Roma still face discrimination in the Czech Republic, says Amnesty International report

Roma are still discriminated against in the Czech Republic, especially in housing and education, according to a new AI report on human rights in Europe


Written by ČTK Published on 16.04.2020 14:22:20 (updated on 16.04.2020) Reading time: 2 minutes

Berlin/Prague, April 16 (CTK) – Roma are still discriminated against, especially in housing and education, in the Czech Republic, according to the annual report on the state of human rights in Europe released by Amnesty International (AI).

The report also criticises the Czech government proposals relating to the housing benefits that may pose a risk of homelessness to a part of the population.

AI says migrants, too, face discrimination in the Czech Republic.

AI highlights the position of the European Commission from last year saying the Czech Republic lacks accessible and quality social housing, warning that homelessness as well as personal debts are growing.

It joined the criticism of NGOs regarding the bill on housing benefits which introduces tougher criteria and may deny the benefits to the persons living in hostels. Thousands of families may thus lose their incomes.

AI warns that many Czech towns have declared the zones “with an increased occurrence of socially undesirable phenomena.” Due to them, their residents cannot receive some housing benefits.

The United Nations Committee on the Elimination of Racial Discrimination (CERD) has described this practice as discriminatory as it mainly affects the areas with a sizeable Roma population.

The AI report also expresses concern about the continued existence of segregated schools, mostly with Roma pupils.

AI points out the CERD position that Roma children are excessively included in the programmes for children with minor mental disorders and that last year, Roma made up just under 4 percent of the total elementary school pupils, while their proportion in the “reduced educational programmes” was over 29 percent.

In the sphere of migration, AI criticises the practice of Czech authorities that keep asylum seekers, including children, in the centres for expulsion.

The report also warns of the way the Czech authorities treated a group of Chinese asylum seekers. In 2017, 78 Chinese citizens asked for asylum in the Czech Republic due to religious persecution, but in 2018, 70 such requests were turned down.

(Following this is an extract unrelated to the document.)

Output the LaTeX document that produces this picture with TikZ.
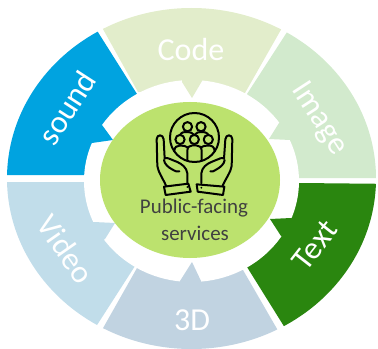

AI also says that the Chamber of Deputies has not ratified the Istanbul Convention on preventing and combating violence against women and domestic violence, while only a small number of perpetrators of this crime are tried in the Czech Republic.

AI also criticises continued Czech deliveries of arms to Saudi Arabia and the coalition it heads that fights the Shia rebels in Yemen.

AI warns of the dangers that the weapons can be used for violation of human rights and humanitarian law in the Yemen conflict.